#### Data extract ####
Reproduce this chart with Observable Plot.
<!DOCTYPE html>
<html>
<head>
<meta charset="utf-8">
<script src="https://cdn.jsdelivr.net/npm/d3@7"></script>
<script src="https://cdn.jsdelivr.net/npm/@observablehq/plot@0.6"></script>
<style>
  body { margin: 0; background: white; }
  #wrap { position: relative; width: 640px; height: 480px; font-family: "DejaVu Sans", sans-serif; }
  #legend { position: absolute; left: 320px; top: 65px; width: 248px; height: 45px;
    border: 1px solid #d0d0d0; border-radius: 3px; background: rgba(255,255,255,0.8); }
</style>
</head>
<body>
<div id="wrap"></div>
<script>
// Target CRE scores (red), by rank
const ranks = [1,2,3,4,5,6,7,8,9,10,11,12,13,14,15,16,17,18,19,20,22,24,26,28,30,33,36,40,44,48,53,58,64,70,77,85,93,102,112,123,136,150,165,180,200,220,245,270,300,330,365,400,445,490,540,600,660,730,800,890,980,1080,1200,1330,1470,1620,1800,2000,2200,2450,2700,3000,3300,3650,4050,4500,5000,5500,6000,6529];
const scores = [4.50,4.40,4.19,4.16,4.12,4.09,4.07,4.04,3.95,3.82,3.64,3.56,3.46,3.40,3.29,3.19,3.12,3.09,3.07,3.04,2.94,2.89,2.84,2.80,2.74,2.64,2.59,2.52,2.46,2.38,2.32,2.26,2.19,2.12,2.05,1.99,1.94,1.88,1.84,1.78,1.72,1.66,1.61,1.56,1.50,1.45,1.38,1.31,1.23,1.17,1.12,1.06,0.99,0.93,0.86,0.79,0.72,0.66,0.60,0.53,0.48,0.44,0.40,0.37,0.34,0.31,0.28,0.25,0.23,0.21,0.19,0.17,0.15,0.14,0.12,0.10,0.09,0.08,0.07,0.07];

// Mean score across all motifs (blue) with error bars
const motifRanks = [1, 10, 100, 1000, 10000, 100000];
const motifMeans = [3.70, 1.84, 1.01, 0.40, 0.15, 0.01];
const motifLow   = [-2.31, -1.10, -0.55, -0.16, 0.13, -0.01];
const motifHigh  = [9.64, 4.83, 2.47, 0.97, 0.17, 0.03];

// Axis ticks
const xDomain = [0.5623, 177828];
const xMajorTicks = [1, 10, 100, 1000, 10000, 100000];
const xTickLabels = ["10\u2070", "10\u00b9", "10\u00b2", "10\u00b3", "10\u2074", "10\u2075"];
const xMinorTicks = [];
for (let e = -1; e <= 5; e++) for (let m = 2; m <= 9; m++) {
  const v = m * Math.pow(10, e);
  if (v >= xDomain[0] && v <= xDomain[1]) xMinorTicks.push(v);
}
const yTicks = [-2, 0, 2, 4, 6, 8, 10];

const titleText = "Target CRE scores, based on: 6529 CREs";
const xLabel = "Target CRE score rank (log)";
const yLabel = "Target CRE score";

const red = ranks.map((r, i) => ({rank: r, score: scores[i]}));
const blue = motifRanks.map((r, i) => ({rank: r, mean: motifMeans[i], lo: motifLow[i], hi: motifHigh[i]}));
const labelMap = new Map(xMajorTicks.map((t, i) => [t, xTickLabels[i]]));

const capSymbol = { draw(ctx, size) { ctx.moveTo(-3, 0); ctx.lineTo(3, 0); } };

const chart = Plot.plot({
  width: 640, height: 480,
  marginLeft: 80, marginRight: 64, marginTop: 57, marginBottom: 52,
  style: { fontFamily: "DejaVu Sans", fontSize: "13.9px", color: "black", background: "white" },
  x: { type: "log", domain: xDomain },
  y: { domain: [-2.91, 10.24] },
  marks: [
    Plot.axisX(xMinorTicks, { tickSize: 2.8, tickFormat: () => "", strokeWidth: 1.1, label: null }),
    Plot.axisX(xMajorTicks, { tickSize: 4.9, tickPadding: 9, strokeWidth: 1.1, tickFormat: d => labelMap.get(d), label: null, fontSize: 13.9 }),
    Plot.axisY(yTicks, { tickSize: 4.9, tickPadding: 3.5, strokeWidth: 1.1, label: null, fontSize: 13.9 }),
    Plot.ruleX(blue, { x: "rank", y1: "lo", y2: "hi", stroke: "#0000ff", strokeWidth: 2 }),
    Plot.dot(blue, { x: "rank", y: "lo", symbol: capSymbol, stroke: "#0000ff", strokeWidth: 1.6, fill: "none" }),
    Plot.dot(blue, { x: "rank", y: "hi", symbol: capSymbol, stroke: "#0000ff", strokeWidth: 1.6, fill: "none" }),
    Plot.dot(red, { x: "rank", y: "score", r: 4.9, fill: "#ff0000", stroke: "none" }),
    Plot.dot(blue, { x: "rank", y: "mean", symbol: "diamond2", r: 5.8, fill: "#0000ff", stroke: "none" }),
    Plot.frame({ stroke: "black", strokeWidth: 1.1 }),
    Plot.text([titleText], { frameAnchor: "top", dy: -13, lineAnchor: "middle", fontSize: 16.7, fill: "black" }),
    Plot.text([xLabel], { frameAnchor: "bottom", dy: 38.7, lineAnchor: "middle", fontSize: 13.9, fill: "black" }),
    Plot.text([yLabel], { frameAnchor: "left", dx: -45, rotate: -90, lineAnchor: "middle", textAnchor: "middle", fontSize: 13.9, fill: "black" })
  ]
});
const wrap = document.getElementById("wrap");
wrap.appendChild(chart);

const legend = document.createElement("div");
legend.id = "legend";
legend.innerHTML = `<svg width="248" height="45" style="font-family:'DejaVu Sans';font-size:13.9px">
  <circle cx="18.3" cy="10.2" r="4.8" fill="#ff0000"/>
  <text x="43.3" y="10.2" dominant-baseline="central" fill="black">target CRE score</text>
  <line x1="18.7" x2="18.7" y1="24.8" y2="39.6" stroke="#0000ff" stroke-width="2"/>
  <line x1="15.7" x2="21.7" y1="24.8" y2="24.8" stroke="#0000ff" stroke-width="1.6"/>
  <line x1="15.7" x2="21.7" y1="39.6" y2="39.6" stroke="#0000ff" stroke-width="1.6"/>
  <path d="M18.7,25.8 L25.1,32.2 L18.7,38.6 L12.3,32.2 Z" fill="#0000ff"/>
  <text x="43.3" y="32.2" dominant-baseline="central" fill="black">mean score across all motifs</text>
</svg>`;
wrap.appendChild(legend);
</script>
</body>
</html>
####
To be done:
All lines from the beginning of the material above through the one with "0.97, 0.17, 0.03];" need to be returned exactly; please return those and only those.

Correct result:
Reproduce this chart with Observable Plot.
<!DOCTYPE html>
<html>
<head>
<meta charset="utf-8">
<script src="https://cdn.jsdelivr.net/npm/d3@7"></script>
<script src="https://cdn.jsdelivr.net/npm/@observablehq/plot@0.6"></script>
<style>
  body { margin: 0; background: white; }
  #wrap { position: relative; width: 640px; height: 480px; font-family: "DejaVu Sans", sans-serif; }
  #legend { position: absolute; left: 320px; top: 65px; width: 248px; height: 45px;
    border: 1px solid #d0d0d0; border-radius: 3px; background: rgba(255,255,255,0.8); }
</style>
</head>
<body>
<div id="wrap"></div>
<script>
// Target CRE scores (red), by rank
const ranks = [1,2,3,4,5,6,7,8,9,10,11,12,13,14,15,16,17,18,19,20,22,24,26,28,30,33,36,40,44,48,53,58,64,70,77,85,93,102,112,123,136,150,165,180,200,220,245,270,300,330,365,400,445,490,540,600,660,730,800,890,980,1080,1200,1330,1470,1620,1800,2000,2200,2450,2700,3000,3300,3650,4050,4500,5000,5500,6000,6529];
const scores = [4.50,4.40,4.19,4.16,4.12,4.09,4.07,4.04,3.95,3.82,3.64,3.56,3.46,3.40,3.29,3.19,3.12,3.09,3.07,3.04,2.94,2.89,2.84,2.80,2.74,2.64,2.59,2.52,2.46,2.38,2.32,2.26,2.19,2.12,2.05,1.99,1.94,1.88,1.84,1.78,1.72,1.66,1.61,1.56,1.50,1.45,1.38,1.31,1.23,1.17,1.12,1.06,0.99,0.93,0.86,0.79,0.72,0.66,0.60,0.53,0.48,0.44,0.40,0.37,0.34,0.31,0.28,0.25,0.23,0.21,0.19,0.17,0.15,0.14,0.12,0.10,0.09,0.08,0.07,0.07];

// Mean score across all motifs (blue) with error bars
const motifRanks = [1, 10, 100, 1000, 10000, 100000];
const motifMeans = [3.70, 1.84, 1.01, 0.40, 0.15, 0.01];
const motifLow   = [-2.31, -1.10, -0.55, -0.16, 0.13, -0.01];
const motifHigh  = [9.64, 4.83, 2.47, 0.97, 0.17, 0.03];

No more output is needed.